Goats that are forced to lie in feces will be forced to eat feces. The doe that lies in feces gets them on her teats. Her kid nurses her and ingests feces along with its milk. The doe later grooms herself and ingests feces from her hair coat. How do you avoid the problem? Goats hate to lie in feces or on wet ground. Given a choice they like to lay up high and dry. Slatted bedding frames can be built that will allow goats to be off the ground and in a dry environment. Any feces they pass go through the slats to the area under the goats. Wooden pallets function in the same way.

Periodically, the feces need to be removed. They will be composted by putting the feces in a pile. The temperatures in the pile will help to kill many of the pathogens normally found in feces. It also improves the quality of the fertilizer you are producing. Make sure the manure pile is contained and that there is no run off of liquid from areas of manure concentration to pastures where goats are grazing. In particular, make sure there is no runoff from the feces of adult animals to pastures that house immature animals.

Feces should be applied to crop land, not to pastures. Fertilization of pastures with raw goat manure will result in disease transmission to grazing animals. The most important disease transmitted by feces is intestinal parasites. Fertilization of a hay field with goat manure and the subsequent cutting of a hay crop will not result in animals eating disease producing agents.

All In All Out

Another important concept of biocontainment is that of “All In All Out” (AIAO). This means that we bring a set of animals into a facility, raise them to a specified production level, remove all animals at the same time, then clean and disinfect the facility prior to introducing the next group. This concept was invented by the poultry industry and has improved their health standards dramatically.

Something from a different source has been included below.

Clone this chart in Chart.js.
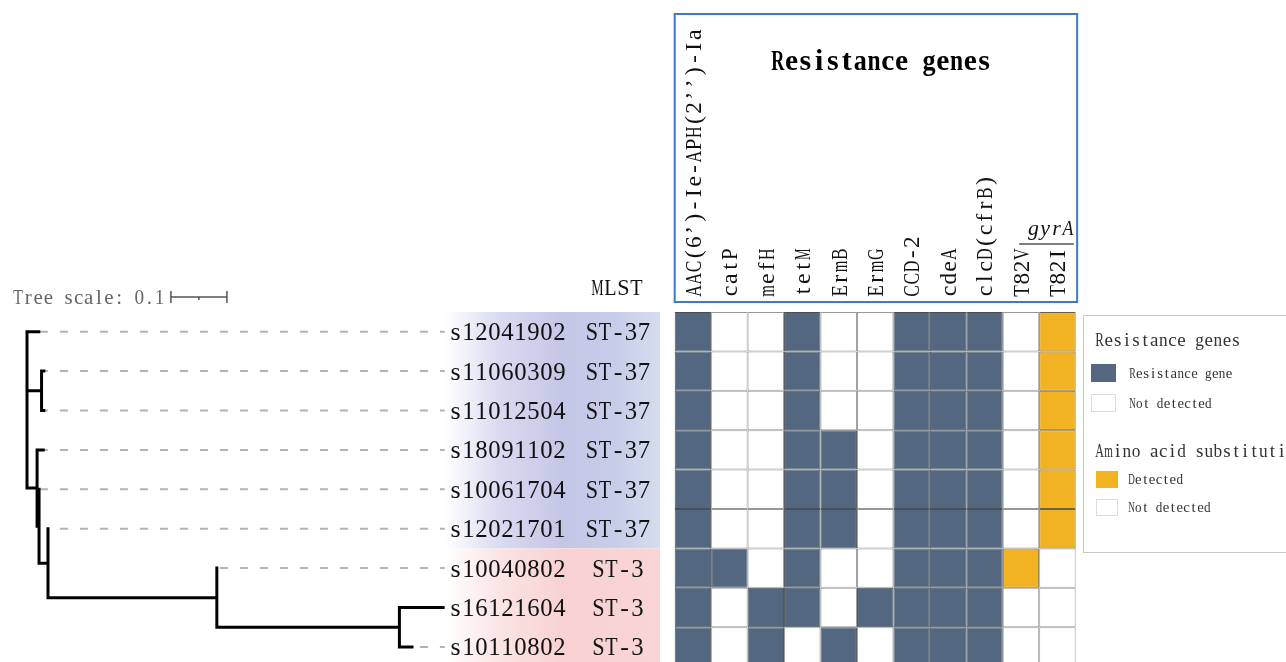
<!DOCTYPE html>
<html>
<head>
<meta charset="utf-8">
<title>Resistance genes</title>
<script src="https://cdn.jsdelivr.net/npm/chart.js@4.4.1/dist/chart.umd.min.js"></script>
<style>
  html, body { margin: 0; padding: 0; background: #fff; overflow: hidden; }
  canvas { display: block; }
</style>
</head>
<body>
<canvas id="chart" width="1286" height="662"></canvas>
<script>
const samples = ['s12041902', 's11060309', 's11012504', 's18091102', 's10061704', 's12021701', 's10040802', 's16121604', 's10110802']
const mlst = ['ST-37', 'ST-37', 'ST-37', 'ST-37', 'ST-37', 'ST-37', 'ST-3', 'ST-3', 'ST-3']

const genes = ['AAC(6’)-Ie-APH(2’’)-Ia', 'catP', 'mefH', 'tetM', 'ErmB', 'ErmG', 'CCD-2', 'cdeA', 'clcD(cfrB)']
// 1 = gene found, 0 = not detected (one row per sample)
const geneHits = [
  [1, 0, 0, 1, 0, 0, 1, 1, 1],
  [1, 0, 0, 1, 0, 0, 1, 1, 1],
  [1, 0, 0, 1, 0, 0, 1, 1, 1],
  [1, 0, 0, 1, 1, 0, 1, 1, 1],
  [1, 0, 0, 1, 1, 0, 1, 1, 1],
  [1, 0, 0, 1, 1, 0, 1, 1, 1],
  [1, 1, 0, 1, 0, 0, 1, 1, 1],
  [1, 0, 1, 1, 0, 1, 1, 1, 1],
  [1, 0, 1, 0, 1, 0, 1, 1, 1]
]
const gyrA = ['T82V', 'T82I']
const gyrAHits = [
  [0, 1], [0, 1], [0, 1], [0, 1], [0, 1], [0, 1], [1, 0], [0, 0], [0, 0]
]

// tree: internal nodes (0 = root) with parent index and distance from root
const nodeParent = [-1, 0, 0, 2, 3, 4, 5]
const nodeDepth = [0, 0.026, 0.018, 0.0215, 0.0375, 0.339, 0.665]
// leaves, same order as samples
const leafParent = [0, 1, 1, 2, 3, 4, 5, 6, 6]
const leafDepth = [0.021, 0.03, 0.03, 0.029, 0.023, 0.0375, 0.339, 0.743, 0.6875]
const treeScale = 0.1

// Layout
const W = 1286, H = 662
const TREE_X0 = 27, TREE_PX = 560
const ROW_TOP = 312, ROW_H = 39.4
const HEAT_X0 = 674.7, COL_W = 36.45
const DASH_END = 0.746, DASH_ORIGIN = 0.023
const BAND_X0 = 445, BAND_X1 = 660
const SCALE_START = 0.257, SCALE_Y = 297

const DARK = '#536880'
const ORANGE = '#f2b322'
const SERIF = '"Liberation Serif", "DejaVu Serif", serif'

// internal node y = middle of its children
const nodeY = [], nodeSpan = []
for (let n = nodeParent.length - 1; n >= 0; n--) {
  const ys = []
  leafParent.forEach((p, i) => { if (p === n) ys.push(i) })
  nodeParent.forEach((p, i) => { if (p === n) ys.push(nodeY[i]) })
  nodeSpan[n] = [Math.min(...ys), Math.max(...ys)]
  nodeY[n] = (nodeSpan[n][0] + nodeSpan[n][1]) / 2
}

const treePts = []
const gap = () => treePts.push({ x: 0, y: null })
nodeParent.forEach((p, n) => {
  treePts.push({ x: nodeDepth[n], y: nodeSpan[n][0] }, { x: nodeDepth[n], y: nodeSpan[n][1] })
  gap()
  if (p >= 0) {
    treePts.push({ x: nodeDepth[p], y: nodeY[n] }, { x: nodeDepth[n], y: nodeY[n] })
    gap()
  }
})
leafParent.forEach((p, i) => {
  treePts.push({ x: nodeDepth[p], y: i }, { x: leafDepth[i], y: i })
  gap()
})

function cells(value) {
  const pts = []
  geneHits.forEach((row, r) => row.forEach((v, c) => {
    if (v === value) pts.push({ x: [c - 0.5, c + 0.5], y: r })
  }))
  gyrAHits.forEach((row, r) => row.forEach((v, c) => {
    const cc = genes.length + c
    if (v === value) pts.push({ x: [cc - 0.5, cc + 0.5], y: r })
  }))
  return pts
}

const cellStyle = {
  type: 'bar',
  indexAxis: 'y',
  xAxisID: 'xHeat',
  yAxisID: 'yRow',
  barThickness: ROW_H,
  grouped: false,
  borderWidth: 1,
  borderSkipped: false,
  inflateAmount: 0
}

const dashSets = samples.map((s, i) => ({
  type: 'line',
  xAxisID: 'xTree',
  yAxisID: 'yRow',
  data: [{ x: leafDepth[i], y: i }, { x: DASH_END, y: i }],
  borderColor: '#b3b3b3',
  borderWidth: 2,
  borderDash: [8, 12],
  borderDashOffset: ((leafDepth[i] - DASH_ORIGIN) * TREE_PX) % 20,
  pointRadius: 0,
  order: 5
}))

// SimSun-like text: every glyph gets the same advance
function monoText(ctx, str, x, y, adv, align) {
  const total = adv * str.length
  const x0 = align === 'center' ? x - total / 2 : align === 'right' ? x - total : x
  ctx.save()
  ctx.textAlign = 'center'
  ctx.textBaseline = 'alphabetic'
  for (let i = 0; i < str.length; i++) {
    const ch = str[i]
    const w = ctx.measureText(ch).width
    const s = w > adv * 0.95 ? adv * 0.95 / w : 1
    ctx.save()
    ctx.translate(x0 + adv * (i + 0.5), y)
    ctx.scale(s, 1)
    ctx.fillText(ch, 0, 0)
    ctx.restore()
  }
  ctx.restore()
}

const decor = {
  id: 'decor',
  beforeDatasetsDraw(chart) {
    const ctx = chart.ctx
    const yRow = chart.scales.yRow
    const blueTop = yRow.getPixelForValue(-0.5)
    const split = yRow.getPixelForValue(5.5)
    const bottom = yRow.getPixelForValue(samples.length - 0.5)

    const blue = ctx.createLinearGradient(BAND_X0, 0, BAND_X1, 0)
    blue.addColorStop(0, '#ffffff')
    blue.addColorStop(0.25, '#d9dbf1')
    blue.addColorStop(0.55, '#c4c6e6')
    blue.addColorStop(0.8, '#c8cde9')
    blue.addColorStop(1, '#d6ddef')
    const pink = ctx.createLinearGradient(BAND_X0, 0, BAND_X1, 0)
    pink.addColorStop(0, '#ffffff')
    pink.addColorStop(0.25, '#fbe4e4')
    pink.addColorStop(0.55, '#f8d2d3')
    pink.addColorStop(1, '#f9d5d5')
    ctx.save()
    ctx.fillStyle = blue
    ctx.fillRect(BAND_X0, blueTop, BAND_X1 - BAND_X0, split - blueTop)
    ctx.fillStyle = pink
    ctx.fillRect(BAND_X0, split, BAND_X1 - BAND_X0, bottom - split)
    ctx.restore()
  },
  afterDatasetsDraw(chart) {
    const ctx = chart.ctx
    const { xTree, xHeat, yRow } = chart.scales
    ctx.save()

    // sample names and MLST
    ctx.fillStyle = '#111'
    ctx.font = '26px ' + SERIF
    samples.forEach((s, i) => {
      const y = yRow.getPixelForValue(i) + 8.5
      monoText(ctx, s, 449, y, 13, 'left')
      monoText(ctx, mlst[i], 618, y, 13, 'center')
    })
    ctx.font = '23px ' + SERIF
    monoText(ctx, 'MLST', 617, 295, 13, 'center')

    // column headers (rotated)
    ctx.font = '24px ' + SERIF
    genes.concat(gyrA).forEach((g, c) => {
      ctx.save()
      ctx.translate(xHeat.getPixelForValue(c), 297)
      ctx.rotate(-Math.PI / 2)
      monoText(ctx, g, 0, 7.8, 12.2, 'left')
      ctx.restore()
    })

    // gyrA bracket
    const gx0 = xHeat.getPixelForValue(genes.length - 0.05)
    const gx1 = xHeat.getPixelForValue(genes.length + gyrA.length - 0.55)
    ctx.strokeStyle = '#555'
    ctx.lineWidth = 1.5
    ctx.beginPath()
    ctx.moveTo(gx0, 244)
    ctx.lineTo(gx1, 244)
    ctx.stroke()
    ctx.font = 'italic 22px ' + SERIF
    monoText(ctx, 'gyrA', gx1, 235, 11.5, 'right')

    // header box and title
    const bx0 = xHeat.getPixelForValue(-0.5)
    const bx1 = xHeat.getPixelForValue(genes.length + gyrA.length - 0.5)
    ctx.strokeStyle = '#3b7cc2'
    ctx.lineWidth = 2
    ctx.strokeRect(bx0, 14, bx1 - bx0 + 1.5, 288)
    ctx.font = 'bold 30px ' + SERIF
    ctx.fillStyle = '#000'
    monoText(ctx, 'Resistance genes', 771, 70, 13.75, 'left')

    // tree scale
    const sx0 = xTree.getPixelForValue(SCALE_START)
    const sx1 = xTree.getPixelForValue(SCALE_START + treeScale)
    ctx.strokeStyle = '#555'
    ctx.lineWidth = 1.5
    ctx.beginPath()
    ctx.moveTo(sx0, SCALE_Y); ctx.lineTo(sx1, SCALE_Y)
    ctx.moveTo(sx0, SCALE_Y - 6); ctx.lineTo(sx0, SCALE_Y + 6)
    ctx.moveTo(sx1, SCALE_Y - 6); ctx.lineTo(sx1, SCALE_Y + 6)
    ctx.moveTo((sx0 + sx1) / 2, SCALE_Y); ctx.lineTo((sx0 + sx1) / 2, SCALE_Y + 3)
    ctx.stroke()
    ctx.fillStyle = '#666'
    ctx.font = '21px ' + SERIF
    monoText(ctx, 'Tree scale: ' + treeScale, 13, SCALE_Y + 7, 10.1, 'left')

    // legend
    ctx.strokeStyle = '#c8c8c8'
    ctx.lineWidth = 1
    ctx.strokeRect(1083.5, 315.5, 240, 237)
    ctx.fillStyle = '#333'
    ctx.font = '19px ' + SERIF
    monoText(ctx, 'Resistance genes', 1095, 346, 9.1, 'left')
    monoText(ctx, 'Amino acid substitutions', 1095, 457, 9.1, 'left')
    const items = [
      [DARK, 'Resistance gene', 1091, 364, 25, 18, 1129],
      ['#fff', 'Not detected', 1091, 394, 25, 18, 1129],
      [ORANGE, 'Detected', 1096, 471, 22, 17, 1128],
      ['#fff', 'Not detected', 1096, 499, 22, 17, 1128]
    ]
    ctx.font = '15px ' + SERIF
    items.forEach(([col, label, x, y, w, h, tx]) => {
      ctx.fillStyle = col
      ctx.fillRect(x, y, w, h)
      ctx.strokeStyle = col === '#fff' ? '#dddddd' : col
      ctx.strokeRect(x + 0.5, y + 0.5, w - 1, h - 1)
      ctx.fillStyle = '#333'
      monoText(ctx, label, tx, y + h / 2 + 4.8, 6.9, 'left')
    })
    ctx.restore()
  }
}

const hiddenAxis = { type: 'linear', display: false, offset: false, grace: 0, ticks: { display: false }, grid: { display: false } }

new Chart(document.getElementById('chart'), {
  type: 'bar',
  data: {
    datasets: [
      {
        type: 'line',
        xAxisID: 'xTree',
        yAxisID: 'yRow',
        data: treePts,
        borderColor: '#000',
        borderWidth: 3,
        borderCapStyle: 'square',
        borderJoinStyle: 'miter',
        spanGaps: false,
        pointRadius: 0,
        order: 1
      },
      { ...cellStyle, data: cells(1).filter(p => p.x[0] < genes.length - 0.5), backgroundColor: DARK, borderColor: '#4a4f55', order: 3 },
      { ...cellStyle, data: cells(1).filter(p => p.x[0] > genes.length - 1), backgroundColor: ORANGE, borderColor: '#6e6246', order: 3 },
      { ...cellStyle, data: cells(0), backgroundColor: '#ffffff', borderColor: '#979797', order: 4 },
      ...dashSets
    ]
  },
  options: {
    responsive: false,
    animation: false,
    devicePixelRatio: 1,
    layout: { padding: 0 },
    plugins: {
      legend: { display: false },
      tooltip: { enabled: false }
    },
    scales: {
      xTree: { ...hiddenAxis, min: -TREE_X0 / TREE_PX, max: (W - TREE_X0) / TREE_PX },
      xHeat: { ...hiddenAxis, min: -0.5 - HEAT_X0 / COL_W, max: -0.5 + (W - HEAT_X0) / COL_W },
      yRow: { ...hiddenAxis, reverse: true, min: -0.5 - ROW_TOP / ROW_H, max: -0.5 + (H - ROW_TOP) / ROW_H }
    }
  },
  plugins: [decor]
})
</script>
</body>
</html>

Let’s apply this to a simple example to a goat farm. We buy 100 goats and put them on a 10-acre pasture. Over a period of months the goats contaminate the pasture with parasite eggs which hatch into larvae. We recognize the parasite problem and remove all but ten goats from the pasture. These ten goats will continue to maintain levels of parasite contamination on the field. Months later we put 100 goats back on the pasture. They will quickly become parasite infected just like our original group. If we had removed all goats from the pasture and let the pasture sit or used it for a hay field, the pasture would have been parasite-free for our next group. This same principal can be applied to kidding barns and weanling pens. When a group of animals is ready, move all animals out. Most parasites and pathogens can’t live for very long without their hosts. Continuous occupation results in continuous maintenance of pathogens. This cycle can be broken by removing the host and sanitizing the facility.